▶ TASK STATEMENT:
All of the material below is to be returned exactly.

****

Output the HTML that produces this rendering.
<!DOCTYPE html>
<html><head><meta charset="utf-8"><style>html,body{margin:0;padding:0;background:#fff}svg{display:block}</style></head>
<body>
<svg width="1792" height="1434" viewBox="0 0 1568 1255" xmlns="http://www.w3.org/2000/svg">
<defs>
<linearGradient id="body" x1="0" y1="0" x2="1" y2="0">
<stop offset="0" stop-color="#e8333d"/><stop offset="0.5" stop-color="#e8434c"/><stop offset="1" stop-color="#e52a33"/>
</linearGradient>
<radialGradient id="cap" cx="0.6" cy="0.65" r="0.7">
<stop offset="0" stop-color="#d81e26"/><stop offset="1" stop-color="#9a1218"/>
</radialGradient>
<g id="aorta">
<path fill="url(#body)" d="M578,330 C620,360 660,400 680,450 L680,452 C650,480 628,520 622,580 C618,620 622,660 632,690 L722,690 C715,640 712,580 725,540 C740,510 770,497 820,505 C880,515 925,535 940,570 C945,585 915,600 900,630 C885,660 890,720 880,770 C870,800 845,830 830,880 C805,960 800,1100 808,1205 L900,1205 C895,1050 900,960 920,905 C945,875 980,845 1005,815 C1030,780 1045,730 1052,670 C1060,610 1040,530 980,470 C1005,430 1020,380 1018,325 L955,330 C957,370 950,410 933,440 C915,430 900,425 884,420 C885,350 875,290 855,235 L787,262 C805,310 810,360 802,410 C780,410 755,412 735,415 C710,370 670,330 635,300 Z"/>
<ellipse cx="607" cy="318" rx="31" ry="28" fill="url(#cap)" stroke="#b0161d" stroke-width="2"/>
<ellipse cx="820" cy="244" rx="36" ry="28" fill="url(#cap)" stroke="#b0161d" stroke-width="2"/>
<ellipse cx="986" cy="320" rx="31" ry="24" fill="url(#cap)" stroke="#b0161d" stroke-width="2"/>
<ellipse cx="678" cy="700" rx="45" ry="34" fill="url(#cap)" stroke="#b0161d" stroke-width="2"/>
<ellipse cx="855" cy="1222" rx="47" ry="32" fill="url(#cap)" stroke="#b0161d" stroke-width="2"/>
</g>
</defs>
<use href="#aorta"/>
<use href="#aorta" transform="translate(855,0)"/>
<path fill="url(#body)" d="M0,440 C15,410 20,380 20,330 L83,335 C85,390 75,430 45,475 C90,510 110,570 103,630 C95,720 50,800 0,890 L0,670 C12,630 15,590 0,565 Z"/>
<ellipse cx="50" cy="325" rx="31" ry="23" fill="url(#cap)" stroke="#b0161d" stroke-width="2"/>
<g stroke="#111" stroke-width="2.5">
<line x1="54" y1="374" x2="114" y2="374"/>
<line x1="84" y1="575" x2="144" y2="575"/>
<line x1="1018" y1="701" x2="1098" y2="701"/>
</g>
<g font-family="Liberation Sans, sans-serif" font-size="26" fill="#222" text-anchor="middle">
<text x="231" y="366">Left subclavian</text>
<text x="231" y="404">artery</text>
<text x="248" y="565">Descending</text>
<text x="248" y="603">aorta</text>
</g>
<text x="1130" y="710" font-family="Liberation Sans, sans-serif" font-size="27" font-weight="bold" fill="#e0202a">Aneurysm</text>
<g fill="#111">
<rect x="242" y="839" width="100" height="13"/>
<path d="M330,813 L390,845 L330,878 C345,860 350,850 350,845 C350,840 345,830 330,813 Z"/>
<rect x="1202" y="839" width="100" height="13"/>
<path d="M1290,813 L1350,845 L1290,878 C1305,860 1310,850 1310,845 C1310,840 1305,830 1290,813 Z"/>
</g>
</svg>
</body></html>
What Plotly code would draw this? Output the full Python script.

****

▶ TASK RESULT:
Output the HTML that produces this rendering.
<!DOCTYPE html>
<html><head><meta charset="utf-8"><style>html,body{margin:0;padding:0;background:#fff}svg{display:block}</style></head>
<body>
<svg width="1792" height="1434" viewBox="0 0 1568 1255" xmlns="http://www.w3.org/2000/svg">
<defs>
<linearGradient id="body" x1="0" y1="0" x2="1" y2="0">
<stop offset="0" stop-color="#e8333d"/><stop offset="0.5" stop-color="#e8434c"/><stop offset="1" stop-color="#e52a33"/>
</linearGradient>
<radialGradient id="cap" cx="0.6" cy="0.65" r="0.7">
<stop offset="0" stop-color="#d81e26"/><stop offset="1" stop-color="#9a1218"/>
</radialGradient>
<g id="aorta">
<path fill="url(#body)" d="M578,330 C620,360 660,400 680,450 L680,452 C650,480 628,520 622,580 C618,620 622,660 632,690 L722,690 C715,640 712,580 725,540 C740,510 770,497 820,505 C880,515 925,535 940,570 C945,585 915,600 900,630 C885,660 890,720 880,770 C870,800 845,830 830,880 C805,960 800,1100 808,1205 L900,1205 C895,1050 900,960 920,905 C945,875 980,845 1005,815 C1030,780 1045,730 1052,670 C1060,610 1040,530 980,470 C1005,430 1020,380 1018,325 L955,330 C957,370 950,410 933,440 C915,430 900,425 884,420 C885,350 875,290 855,235 L787,262 C805,310 810,360 802,410 C780,410 755,412 735,415 C710,370 670,330 635,300 Z"/>
<ellipse cx="607" cy="318" rx="31" ry="28" fill="url(#cap)" stroke="#b0161d" stroke-width="2"/>
<ellipse cx="820" cy="244" rx="36" ry="28" fill="url(#cap)" stroke="#b0161d" stroke-width="2"/>
<ellipse cx="986" cy="320" rx="31" ry="24" fill="url(#cap)" stroke="#b0161d" stroke-width="2"/>
<ellipse cx="678" cy="700" rx="45" ry="34" fill="url(#cap)" stroke="#b0161d" stroke-width="2"/>
<ellipse cx="855" cy="1222" rx="47" ry="32" fill="url(#cap)" stroke="#b0161d" stroke-width="2"/>
</g>
</defs>
<use href="#aorta"/>
<use href="#aorta" transform="translate(855,0)"/>
<path fill="url(#body)" d="M0,440 C15,410 20,380 20,330 L83,335 C85,390 75,430 45,475 C90,510 110,570 103,630 C95,720 50,800 0,890 L0,670 C12,630 15,590 0,565 Z"/>
<ellipse cx="50" cy="325" rx="31" ry="23" fill="url(#cap)" stroke="#b0161d" stroke-width="2"/>
<g stroke="#111" stroke-width="2.5">
<line x1="54" y1="374" x2="114" y2="374"/>
<line x1="84" y1="575" x2="144" y2="575"/>
<line x1="1018" y1="701" x2="1098" y2="701"/>
</g>
<g font-family="Liberation Sans, sans-serif" font-size="26" fill="#222" text-anchor="middle">
<text x="231" y="366">Left subclavian</text>
<text x="231" y="404">artery</text>
<text x="248" y="565">Descending</text>
<text x="248" y="603">aorta</text>
</g>
<text x="1130" y="710" font-family="Liberation Sans, sans-serif" font-size="27" font-weight="bold" fill="#e0202a">Aneurysm</text>
<g fill="#111">
<rect x="242" y="839" width="100" height="13"/>
<path d="M330,813 L390,845 L330,878 C345,860 350,850 350,845 C350,840 345,830 330,813 Z"/>
<rect x="1202" y="839" width="100" height="13"/>
<path d="M1290,813 L1350,845 L1290,878 C1305,860 1310,850 1310,845 C1310,840 1305,830 1290,813 Z"/>
</g>
</svg>
</body></html>
What Plotly code would draw this? Output the full Python script.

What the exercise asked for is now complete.